<<<<

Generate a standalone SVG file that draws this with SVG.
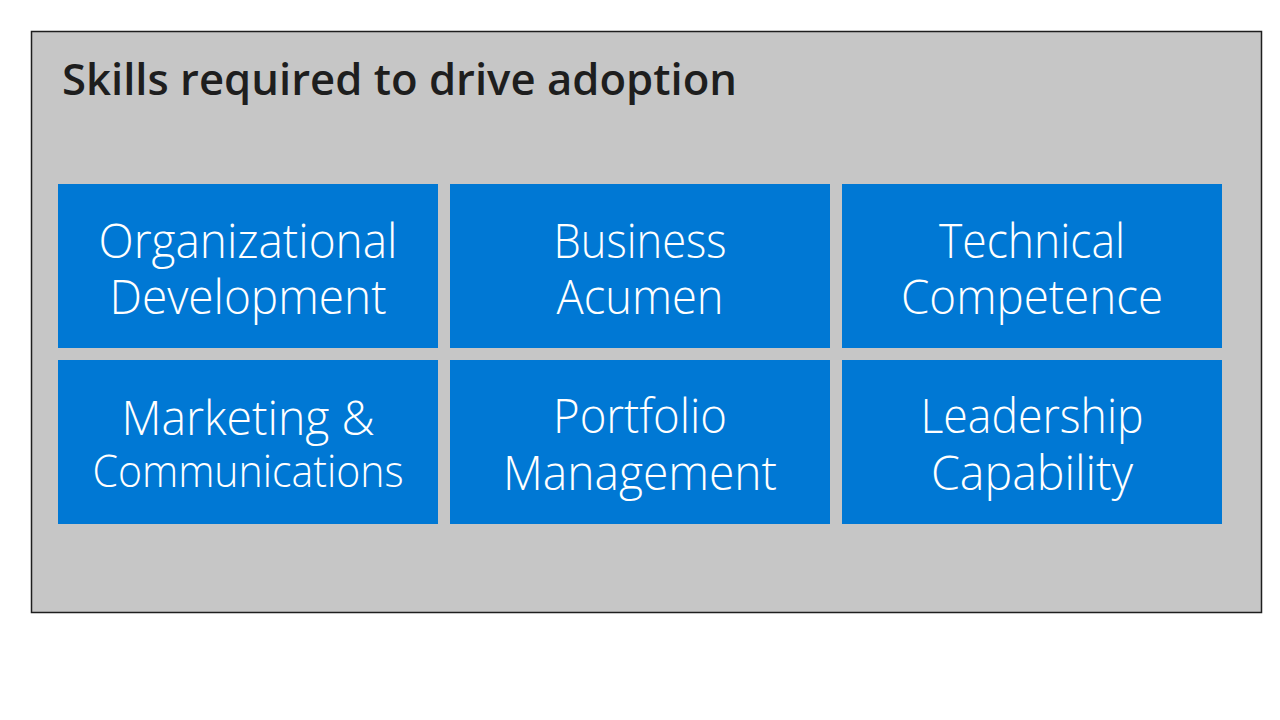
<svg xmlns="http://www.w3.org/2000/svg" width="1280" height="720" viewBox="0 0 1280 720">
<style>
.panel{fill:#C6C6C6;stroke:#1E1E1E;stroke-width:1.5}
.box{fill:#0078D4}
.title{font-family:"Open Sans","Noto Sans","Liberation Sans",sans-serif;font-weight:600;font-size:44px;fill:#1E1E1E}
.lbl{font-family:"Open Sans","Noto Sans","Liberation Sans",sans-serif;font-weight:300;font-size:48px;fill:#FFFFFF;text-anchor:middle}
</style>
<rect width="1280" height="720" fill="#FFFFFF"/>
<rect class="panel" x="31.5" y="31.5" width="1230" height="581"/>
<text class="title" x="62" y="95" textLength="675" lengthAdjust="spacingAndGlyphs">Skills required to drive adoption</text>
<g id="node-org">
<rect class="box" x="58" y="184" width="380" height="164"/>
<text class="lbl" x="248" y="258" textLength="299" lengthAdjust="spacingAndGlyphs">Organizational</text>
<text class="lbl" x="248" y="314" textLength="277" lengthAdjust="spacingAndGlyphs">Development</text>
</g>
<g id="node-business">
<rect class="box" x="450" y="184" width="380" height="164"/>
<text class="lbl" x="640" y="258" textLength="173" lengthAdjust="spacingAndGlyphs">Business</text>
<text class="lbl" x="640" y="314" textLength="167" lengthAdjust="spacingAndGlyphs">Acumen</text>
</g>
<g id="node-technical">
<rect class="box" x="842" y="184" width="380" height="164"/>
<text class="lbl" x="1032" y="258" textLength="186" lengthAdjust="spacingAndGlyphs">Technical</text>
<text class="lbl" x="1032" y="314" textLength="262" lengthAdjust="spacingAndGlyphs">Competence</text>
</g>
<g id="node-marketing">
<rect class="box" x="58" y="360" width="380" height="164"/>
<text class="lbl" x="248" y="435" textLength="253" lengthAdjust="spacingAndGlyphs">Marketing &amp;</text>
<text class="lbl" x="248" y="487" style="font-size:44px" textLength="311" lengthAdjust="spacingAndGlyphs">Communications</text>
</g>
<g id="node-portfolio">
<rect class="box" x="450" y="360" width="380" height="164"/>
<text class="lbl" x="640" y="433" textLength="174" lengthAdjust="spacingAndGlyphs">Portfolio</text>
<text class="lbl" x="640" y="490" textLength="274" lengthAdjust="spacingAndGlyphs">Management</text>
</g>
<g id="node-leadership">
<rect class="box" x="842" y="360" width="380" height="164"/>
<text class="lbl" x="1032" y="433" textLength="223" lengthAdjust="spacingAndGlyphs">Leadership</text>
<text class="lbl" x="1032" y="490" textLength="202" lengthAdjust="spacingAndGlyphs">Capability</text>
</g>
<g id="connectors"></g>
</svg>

>>>>

Written exercise - Repeat the material above in full and unchanged, minus its images.

Answer below -
Generate a standalone SVG file that draws this with SVG.
<svg xmlns="http://www.w3.org/2000/svg" width="1280" height="720" viewBox="0 0 1280 720">
<style>
.panel{fill:#C6C6C6;stroke:#1E1E1E;stroke-width:1.5}
.box{fill:#0078D4}
.title{font-family:"Open Sans","Noto Sans","Liberation Sans",sans-serif;font-weight:600;font-size:44px;fill:#1E1E1E}
.lbl{font-family:"Open Sans","Noto Sans","Liberation Sans",sans-serif;font-weight:300;font-size:48px;fill:#FFFFFF;text-anchor:middle}
</style>
<rect width="1280" height="720" fill="#FFFFFF"/>
<rect class="panel" x="31.5" y="31.5" width="1230" height="581"/>
<text class="title" x="62" y="95" textLength="675" lengthAdjust="spacingAndGlyphs">Skills required to drive adoption</text>
<g id="node-org">
<rect class="box" x="58" y="184" width="380" height="164"/>
<text class="lbl" x="248" y="258" textLength="299" lengthAdjust="spacingAndGlyphs">Organizational</text>
<text class="lbl" x="248" y="314" textLength="277" lengthAdjust="spacingAndGlyphs">Development</text>
</g>
<g id="node-business">
<rect class="box" x="450" y="184" width="380" height="164"/>
<text class="lbl" x="640" y="258" textLength="173" lengthAdjust="spacingAndGlyphs">Business</text>
<text class="lbl" x="640" y="314" textLength="167" lengthAdjust="spacingAndGlyphs">Acumen</text>
</g>
<g id="node-technical">
<rect class="box" x="842" y="184" width="380" height="164"/>
<text class="lbl" x="1032" y="258" textLength="186" lengthAdjust="spacingAndGlyphs">Technical</text>
<text class="lbl" x="1032" y="314" textLength="262" lengthAdjust="spacingAndGlyphs">Competence</text>
</g>
<g id="node-marketing">
<rect class="box" x="58" y="360" width="380" height="164"/>
<text class="lbl" x="248" y="435" textLength="253" lengthAdjust="spacingAndGlyphs">Marketing &amp;</text>
<text class="lbl" x="248" y="487" style="font-size:44px" textLength="311" lengthAdjust="spacingAndGlyphs">Communications</text>
</g>
<g id="node-portfolio">
<rect class="box" x="450" y="360" width="380" height="164"/>
<text class="lbl" x="640" y="433" textLength="174" lengthAdjust="spacingAndGlyphs">Portfolio</text>
<text class="lbl" x="640" y="490" textLength="274" lengthAdjust="spacingAndGlyphs">Management</text>
</g>
<g id="node-leadership">
<rect class="box" x="842" y="360" width="380" height="164"/>
<text class="lbl" x="1032" y="433" textLength="223" lengthAdjust="spacingAndGlyphs">Leadership</text>
<text class="lbl" x="1032" y="490" textLength="202" lengthAdjust="spacingAndGlyphs">Capability</text>
</g>
<g id="connectors"></g>
</svg>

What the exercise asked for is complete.